SOURCE DATA:

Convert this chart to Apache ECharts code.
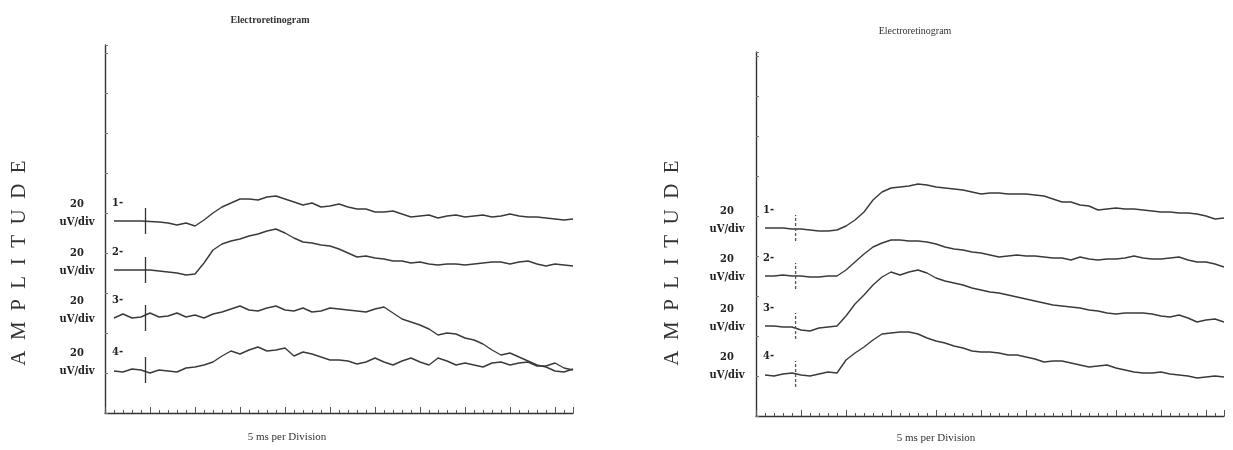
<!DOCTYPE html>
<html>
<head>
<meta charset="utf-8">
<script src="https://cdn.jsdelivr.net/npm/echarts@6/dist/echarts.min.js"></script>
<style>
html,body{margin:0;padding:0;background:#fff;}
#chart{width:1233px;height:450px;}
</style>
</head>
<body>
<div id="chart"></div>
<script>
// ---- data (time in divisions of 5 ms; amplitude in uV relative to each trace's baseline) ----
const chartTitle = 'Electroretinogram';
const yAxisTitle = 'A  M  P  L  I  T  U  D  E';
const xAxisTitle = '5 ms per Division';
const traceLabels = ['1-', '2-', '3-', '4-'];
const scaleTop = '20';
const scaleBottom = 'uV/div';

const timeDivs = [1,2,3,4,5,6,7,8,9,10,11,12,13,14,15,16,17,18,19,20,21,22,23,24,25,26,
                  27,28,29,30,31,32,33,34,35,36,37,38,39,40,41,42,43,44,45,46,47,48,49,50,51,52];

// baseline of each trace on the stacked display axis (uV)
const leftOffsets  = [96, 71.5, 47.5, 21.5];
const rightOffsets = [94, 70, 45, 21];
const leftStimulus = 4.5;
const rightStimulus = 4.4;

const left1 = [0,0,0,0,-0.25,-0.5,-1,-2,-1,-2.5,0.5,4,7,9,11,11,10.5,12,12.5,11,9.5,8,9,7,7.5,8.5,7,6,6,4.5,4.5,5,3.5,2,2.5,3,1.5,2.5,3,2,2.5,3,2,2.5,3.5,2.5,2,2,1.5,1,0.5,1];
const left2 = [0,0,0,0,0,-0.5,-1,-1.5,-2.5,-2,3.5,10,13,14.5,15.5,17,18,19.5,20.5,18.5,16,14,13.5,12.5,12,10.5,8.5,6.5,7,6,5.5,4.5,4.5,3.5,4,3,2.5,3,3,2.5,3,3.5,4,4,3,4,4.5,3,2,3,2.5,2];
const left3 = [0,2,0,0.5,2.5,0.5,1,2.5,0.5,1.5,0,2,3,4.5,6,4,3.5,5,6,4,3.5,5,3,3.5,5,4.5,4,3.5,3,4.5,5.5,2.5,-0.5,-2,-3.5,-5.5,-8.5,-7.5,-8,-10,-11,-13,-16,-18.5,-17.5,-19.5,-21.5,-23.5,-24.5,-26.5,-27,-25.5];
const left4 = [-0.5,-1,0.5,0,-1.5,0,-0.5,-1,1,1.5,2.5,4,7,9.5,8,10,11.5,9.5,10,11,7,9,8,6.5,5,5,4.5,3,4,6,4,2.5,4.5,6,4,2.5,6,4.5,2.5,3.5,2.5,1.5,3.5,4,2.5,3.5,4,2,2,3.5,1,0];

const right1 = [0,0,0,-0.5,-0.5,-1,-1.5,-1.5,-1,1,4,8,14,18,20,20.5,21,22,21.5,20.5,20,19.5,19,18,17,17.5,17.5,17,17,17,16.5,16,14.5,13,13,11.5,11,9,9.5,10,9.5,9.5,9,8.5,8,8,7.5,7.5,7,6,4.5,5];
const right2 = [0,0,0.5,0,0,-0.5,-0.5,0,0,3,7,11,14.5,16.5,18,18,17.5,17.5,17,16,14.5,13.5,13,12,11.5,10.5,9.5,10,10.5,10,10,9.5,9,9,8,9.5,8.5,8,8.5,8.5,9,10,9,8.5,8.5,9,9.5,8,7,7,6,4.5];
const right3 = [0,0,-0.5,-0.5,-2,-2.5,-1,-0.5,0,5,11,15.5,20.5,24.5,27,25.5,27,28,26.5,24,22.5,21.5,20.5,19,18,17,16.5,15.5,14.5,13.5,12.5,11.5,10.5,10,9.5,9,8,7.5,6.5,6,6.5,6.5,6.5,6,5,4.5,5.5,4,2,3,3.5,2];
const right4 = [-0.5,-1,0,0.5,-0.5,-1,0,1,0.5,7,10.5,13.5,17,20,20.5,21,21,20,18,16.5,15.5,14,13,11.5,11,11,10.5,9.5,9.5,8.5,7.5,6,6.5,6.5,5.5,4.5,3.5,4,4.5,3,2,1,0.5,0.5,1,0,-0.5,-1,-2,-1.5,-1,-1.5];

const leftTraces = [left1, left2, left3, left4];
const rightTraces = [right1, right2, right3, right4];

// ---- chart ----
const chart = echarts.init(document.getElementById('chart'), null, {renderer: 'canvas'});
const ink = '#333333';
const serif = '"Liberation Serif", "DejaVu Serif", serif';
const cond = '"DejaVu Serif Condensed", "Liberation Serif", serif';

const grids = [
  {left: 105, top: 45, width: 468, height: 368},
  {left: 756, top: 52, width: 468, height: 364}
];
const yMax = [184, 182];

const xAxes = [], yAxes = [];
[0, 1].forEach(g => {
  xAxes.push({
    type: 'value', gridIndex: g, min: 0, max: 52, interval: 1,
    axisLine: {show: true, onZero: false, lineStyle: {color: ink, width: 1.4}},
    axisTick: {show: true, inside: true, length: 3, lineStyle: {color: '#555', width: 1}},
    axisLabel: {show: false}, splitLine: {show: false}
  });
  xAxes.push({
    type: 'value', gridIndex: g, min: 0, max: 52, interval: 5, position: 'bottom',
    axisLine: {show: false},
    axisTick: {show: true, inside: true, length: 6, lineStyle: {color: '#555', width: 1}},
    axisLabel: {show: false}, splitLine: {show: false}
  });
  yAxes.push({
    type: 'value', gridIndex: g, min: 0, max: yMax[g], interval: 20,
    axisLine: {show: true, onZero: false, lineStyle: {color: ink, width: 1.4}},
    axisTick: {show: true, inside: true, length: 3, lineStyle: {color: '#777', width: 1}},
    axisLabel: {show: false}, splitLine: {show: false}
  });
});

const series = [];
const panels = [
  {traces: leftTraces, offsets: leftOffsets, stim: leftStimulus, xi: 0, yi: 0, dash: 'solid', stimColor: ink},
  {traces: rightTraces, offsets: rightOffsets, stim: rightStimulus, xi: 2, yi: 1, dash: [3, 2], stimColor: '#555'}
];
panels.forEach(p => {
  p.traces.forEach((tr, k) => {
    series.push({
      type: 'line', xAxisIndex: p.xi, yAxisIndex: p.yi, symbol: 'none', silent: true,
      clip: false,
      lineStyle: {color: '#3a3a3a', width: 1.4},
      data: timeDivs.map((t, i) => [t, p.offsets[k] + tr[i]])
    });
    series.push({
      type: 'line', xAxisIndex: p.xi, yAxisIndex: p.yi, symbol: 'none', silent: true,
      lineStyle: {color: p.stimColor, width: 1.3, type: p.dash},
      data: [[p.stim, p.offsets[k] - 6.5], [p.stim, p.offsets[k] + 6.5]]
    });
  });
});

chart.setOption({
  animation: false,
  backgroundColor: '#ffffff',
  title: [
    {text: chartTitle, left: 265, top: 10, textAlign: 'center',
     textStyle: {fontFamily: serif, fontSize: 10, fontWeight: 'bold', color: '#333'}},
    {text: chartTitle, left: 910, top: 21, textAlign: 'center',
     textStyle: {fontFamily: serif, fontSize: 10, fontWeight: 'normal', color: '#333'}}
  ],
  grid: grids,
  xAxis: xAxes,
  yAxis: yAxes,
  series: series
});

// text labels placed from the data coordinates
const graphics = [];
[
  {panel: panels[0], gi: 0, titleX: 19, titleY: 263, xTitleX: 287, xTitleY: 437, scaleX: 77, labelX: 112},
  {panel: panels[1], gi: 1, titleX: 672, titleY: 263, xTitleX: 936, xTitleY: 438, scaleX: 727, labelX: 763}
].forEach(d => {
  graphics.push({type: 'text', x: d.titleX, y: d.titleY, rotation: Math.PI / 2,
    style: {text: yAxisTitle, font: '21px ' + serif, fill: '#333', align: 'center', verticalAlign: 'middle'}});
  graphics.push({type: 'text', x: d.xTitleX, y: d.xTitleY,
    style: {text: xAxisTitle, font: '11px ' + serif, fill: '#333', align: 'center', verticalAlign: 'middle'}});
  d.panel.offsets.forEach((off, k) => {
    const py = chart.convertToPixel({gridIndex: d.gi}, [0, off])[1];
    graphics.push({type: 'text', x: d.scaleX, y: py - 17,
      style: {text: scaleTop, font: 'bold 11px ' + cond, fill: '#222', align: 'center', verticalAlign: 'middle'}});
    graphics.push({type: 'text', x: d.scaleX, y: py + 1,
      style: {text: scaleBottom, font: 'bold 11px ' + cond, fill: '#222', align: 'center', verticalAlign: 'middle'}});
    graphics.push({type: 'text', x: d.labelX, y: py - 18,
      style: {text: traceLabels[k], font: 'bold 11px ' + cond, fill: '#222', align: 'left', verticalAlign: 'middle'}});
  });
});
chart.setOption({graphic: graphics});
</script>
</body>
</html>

THE TASK: Everything from the top line of the data down to and including the line with "const rightStimulus = 4.4;" is to be copied, except the pictures.

EXERCISE RESULT:
Convert this chart to Apache ECharts code.
<!DOCTYPE html>
<html>
<head>
<meta charset="utf-8">
<script src="https://cdn.jsdelivr.net/npm/echarts@6/dist/echarts.min.js"></script>
<style>
html,body{margin:0;padding:0;background:#fff;}
#chart{width:1233px;height:450px;}
</style>
</head>
<body>
<div id="chart"></div>
<script>
// ---- data (time in divisions of 5 ms; amplitude in uV relative to each trace's baseline) ----
const chartTitle = 'Electroretinogram';
const yAxisTitle = 'A  M  P  L  I  T  U  D  E';
const xAxisTitle = '5 ms per Division';
const traceLabels = ['1-', '2-', '3-', '4-'];
const scaleTop = '20';
const scaleBottom = 'uV/div';

const timeDivs = [1,2,3,4,5,6,7,8,9,10,11,12,13,14,15,16,17,18,19,20,21,22,23,24,25,26,
                  27,28,29,30,31,32,33,34,35,36,37,38,39,40,41,42,43,44,45,46,47,48,49,50,51,52];

// baseline of each trace on the stacked display axis (uV)
const leftOffsets  = [96, 71.5, 47.5, 21.5];
const rightOffsets = [94, 70, 45, 21];
const leftStimulus = 4.5;
const rightStimulus = 4.4;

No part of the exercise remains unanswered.